## SOURCE DATA
________
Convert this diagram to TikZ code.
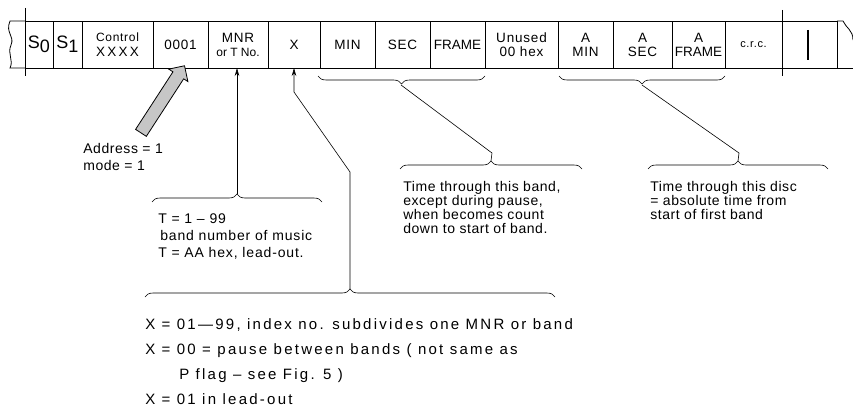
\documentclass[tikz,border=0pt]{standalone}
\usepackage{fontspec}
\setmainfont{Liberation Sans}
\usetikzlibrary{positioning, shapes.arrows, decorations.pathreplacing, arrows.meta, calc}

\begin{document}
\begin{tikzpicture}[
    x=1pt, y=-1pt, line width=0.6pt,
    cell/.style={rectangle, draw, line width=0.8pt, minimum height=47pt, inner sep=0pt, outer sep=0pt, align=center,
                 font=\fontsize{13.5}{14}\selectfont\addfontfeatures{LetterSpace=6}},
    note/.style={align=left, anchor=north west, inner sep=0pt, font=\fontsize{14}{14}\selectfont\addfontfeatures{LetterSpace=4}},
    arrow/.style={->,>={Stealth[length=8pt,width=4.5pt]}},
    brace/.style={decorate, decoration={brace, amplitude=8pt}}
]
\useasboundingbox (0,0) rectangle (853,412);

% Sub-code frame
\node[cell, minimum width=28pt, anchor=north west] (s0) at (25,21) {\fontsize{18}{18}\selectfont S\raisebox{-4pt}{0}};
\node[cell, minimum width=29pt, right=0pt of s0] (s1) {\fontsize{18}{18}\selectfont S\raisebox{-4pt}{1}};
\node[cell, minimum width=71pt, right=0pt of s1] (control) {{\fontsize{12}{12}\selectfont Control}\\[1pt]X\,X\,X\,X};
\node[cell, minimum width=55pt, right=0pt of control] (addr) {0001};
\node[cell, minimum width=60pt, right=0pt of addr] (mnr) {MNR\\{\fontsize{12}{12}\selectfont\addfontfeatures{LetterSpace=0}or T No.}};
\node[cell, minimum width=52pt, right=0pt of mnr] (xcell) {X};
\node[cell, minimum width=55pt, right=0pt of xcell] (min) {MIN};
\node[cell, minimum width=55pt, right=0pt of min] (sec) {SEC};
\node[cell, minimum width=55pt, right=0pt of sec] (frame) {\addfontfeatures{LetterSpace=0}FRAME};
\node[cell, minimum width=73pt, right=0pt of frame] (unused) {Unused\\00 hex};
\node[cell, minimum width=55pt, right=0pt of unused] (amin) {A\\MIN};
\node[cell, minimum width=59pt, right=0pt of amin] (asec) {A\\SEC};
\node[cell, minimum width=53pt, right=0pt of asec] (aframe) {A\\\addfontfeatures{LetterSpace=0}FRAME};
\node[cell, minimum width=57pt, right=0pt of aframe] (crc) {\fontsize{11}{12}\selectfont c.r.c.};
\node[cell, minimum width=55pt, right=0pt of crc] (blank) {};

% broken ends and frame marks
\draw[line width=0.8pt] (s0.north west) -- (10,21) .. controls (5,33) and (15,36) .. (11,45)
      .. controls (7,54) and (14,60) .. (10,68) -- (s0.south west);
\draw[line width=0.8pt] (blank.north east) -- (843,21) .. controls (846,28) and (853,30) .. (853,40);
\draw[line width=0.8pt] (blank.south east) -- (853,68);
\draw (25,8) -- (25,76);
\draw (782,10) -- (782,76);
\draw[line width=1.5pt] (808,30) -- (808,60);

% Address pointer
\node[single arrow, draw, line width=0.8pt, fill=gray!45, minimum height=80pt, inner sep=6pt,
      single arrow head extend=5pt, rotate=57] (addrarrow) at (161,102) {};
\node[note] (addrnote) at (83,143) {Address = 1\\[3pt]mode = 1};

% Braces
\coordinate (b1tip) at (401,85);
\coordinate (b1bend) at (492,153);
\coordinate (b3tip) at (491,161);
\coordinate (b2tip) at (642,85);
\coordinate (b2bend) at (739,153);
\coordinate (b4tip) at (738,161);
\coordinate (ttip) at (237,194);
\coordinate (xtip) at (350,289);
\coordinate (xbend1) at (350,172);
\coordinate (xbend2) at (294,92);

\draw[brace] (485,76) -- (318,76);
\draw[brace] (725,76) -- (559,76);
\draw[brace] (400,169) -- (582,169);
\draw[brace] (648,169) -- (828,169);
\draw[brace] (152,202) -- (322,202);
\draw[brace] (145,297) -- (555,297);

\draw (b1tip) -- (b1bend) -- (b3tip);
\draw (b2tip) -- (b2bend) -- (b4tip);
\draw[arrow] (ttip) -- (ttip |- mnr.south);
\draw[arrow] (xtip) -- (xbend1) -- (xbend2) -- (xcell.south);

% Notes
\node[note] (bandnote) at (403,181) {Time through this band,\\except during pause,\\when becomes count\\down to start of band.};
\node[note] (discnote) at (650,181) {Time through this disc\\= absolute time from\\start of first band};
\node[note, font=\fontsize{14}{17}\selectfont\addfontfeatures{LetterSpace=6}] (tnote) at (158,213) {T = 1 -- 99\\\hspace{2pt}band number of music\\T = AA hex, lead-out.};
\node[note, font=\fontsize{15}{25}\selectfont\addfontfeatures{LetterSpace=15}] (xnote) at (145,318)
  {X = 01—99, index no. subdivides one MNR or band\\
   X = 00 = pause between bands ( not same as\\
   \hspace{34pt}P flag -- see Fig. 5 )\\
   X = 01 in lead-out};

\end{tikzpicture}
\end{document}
________
## TASK REQUIREMENTS
Every line above should be returned exactly; the pictures stay out.

## WRITTEN REPLY
Convert this diagram to TikZ code.
\documentclass[tikz,border=0pt]{standalone}
\usepackage{fontspec}
\setmainfont{Liberation Sans}
\usetikzlibrary{positioning, shapes.arrows, decorations.pathreplacing, arrows.meta, calc}

\begin{document}
\begin{tikzpicture}[
    x=1pt, y=-1pt, line width=0.6pt,
    cell/.style={rectangle, draw, line width=0.8pt, minimum height=47pt, inner sep=0pt, outer sep=0pt, align=center,
                 font=\fontsize{13.5}{14}\selectfont\addfontfeatures{LetterSpace=6}},
    note/.style={align=left, anchor=north west, inner sep=0pt, font=\fontsize{14}{14}\selectfont\addfontfeatures{LetterSpace=4}},
    arrow/.style={->,>={Stealth[length=8pt,width=4.5pt]}},
    brace/.style={decorate, decoration={brace, amplitude=8pt}}
]
\useasboundingbox (0,0) rectangle (853,412);

% Sub-code frame
\node[cell, minimum width=28pt, anchor=north west] (s0) at (25,21) {\fontsize{18}{18}\selectfont S\raisebox{-4pt}{0}};
\node[cell, minimum width=29pt, right=0pt of s0] (s1) {\fontsize{18}{18}\selectfont S\raisebox{-4pt}{1}};
\node[cell, minimum width=71pt, right=0pt of s1] (control) {{\fontsize{12}{12}\selectfont Control}\\[1pt]X\,X\,X\,X};
\node[cell, minimum width=55pt, right=0pt of control] (addr) {0001};
\node[cell, minimum width=60pt, right=0pt of addr] (mnr) {MNR\\{\fontsize{12}{12}\selectfont\addfontfeatures{LetterSpace=0}or T No.}};
\node[cell, minimum width=52pt, right=0pt of mnr] (xcell) {X};
\node[cell, minimum width=55pt, right=0pt of xcell] (min) {MIN};
\node[cell, minimum width=55pt, right=0pt of min] (sec) {SEC};
\node[cell, minimum width=55pt, right=0pt of sec] (frame) {\addfontfeatures{LetterSpace=0}FRAME};
\node[cell, minimum width=73pt, right=0pt of frame] (unused) {Unused\\00 hex};
\node[cell, minimum width=55pt, right=0pt of unused] (amin) {A\\MIN};
\node[cell, minimum width=59pt, right=0pt of amin] (asec) {A\\SEC};
\node[cell, minimum width=53pt, right=0pt of asec] (aframe) {A\\\addfontfeatures{LetterSpace=0}FRAME};
\node[cell, minimum width=57pt, right=0pt of aframe] (crc) {\fontsize{11}{12}\selectfont c.r.c.};
\node[cell, minimum width=55pt, right=0pt of crc] (blank) {};

% broken ends and frame marks
\draw[line width=0.8pt] (s0.north west) -- (10,21) .. controls (5,33) and (15,36) .. (11,45)
      .. controls (7,54) and (14,60) .. (10,68) -- (s0.south west);
\draw[line width=0.8pt] (blank.north east) -- (843,21) .. controls (846,28) and (853,30) .. (853,40);
\draw[line width=0.8pt] (blank.south east) -- (853,68);
\draw (25,8) -- (25,76);
\draw (782,10) -- (782,76);
\draw[line width=1.5pt] (808,30) -- (808,60);

% Address pointer
\node[single arrow, draw, line width=0.8pt, fill=gray!45, minimum height=80pt, inner sep=6pt,
      single arrow head extend=5pt, rotate=57] (addrarrow) at (161,102) {};
\node[note] (addrnote) at (83,143) {Address = 1\\[3pt]mode = 1};

% Braces
\coordinate (b1tip) at (401,85);
\coordinate (b1bend) at (492,153);
\coordinate (b3tip) at (491,161);
\coordinate (b2tip) at (642,85);
\coordinate (b2bend) at (739,153);
\coordinate (b4tip) at (738,161);
\coordinate (ttip) at (237,194);
\coordinate (xtip) at (350,289);
\coordinate (xbend1) at (350,172);
\coordinate (xbend2) at (294,92);

\draw[brace] (485,76) -- (318,76);
\draw[brace] (725,76) -- (559,76);
\draw[brace] (400,169) -- (582,169);
\draw[brace] (648,169) -- (828,169);
\draw[brace] (152,202) -- (322,202);
\draw[brace] (145,297) -- (555,297);

\draw (b1tip) -- (b1bend) -- (b3tip);
\draw (b2tip) -- (b2bend) -- (b4tip);
\draw[arrow] (ttip) -- (ttip |- mnr.south);
\draw[arrow] (xtip) -- (xbend1) -- (xbend2) -- (xcell.south);

% Notes
\node[note] (bandnote) at (403,181) {Time through this band,\\except during pause,\\when becomes count\\down to start of band.};
\node[note] (discnote) at (650,181) {Time through this disc\\= absolute time from\\start of first band};
\node[note, font=\fontsize{14}{17}\selectfont\addfontfeatures{LetterSpace=6}] (tnote) at (158,213) {T = 1 -- 99\\\hspace{2pt}band number of music\\T = AA hex, lead-out.};
\node[note, font=\fontsize{15}{25}\selectfont\addfontfeatures{LetterSpace=15}] (xnote) at (145,318)
  {X = 01—99, index no. subdivides one MNR or band\\
   X = 00 = pause between bands ( not same as\\
   \hspace{34pt}P flag -- see Fig. 5 )\\
   X = 01 in lead-out};

\end{tikzpicture}
\end{document}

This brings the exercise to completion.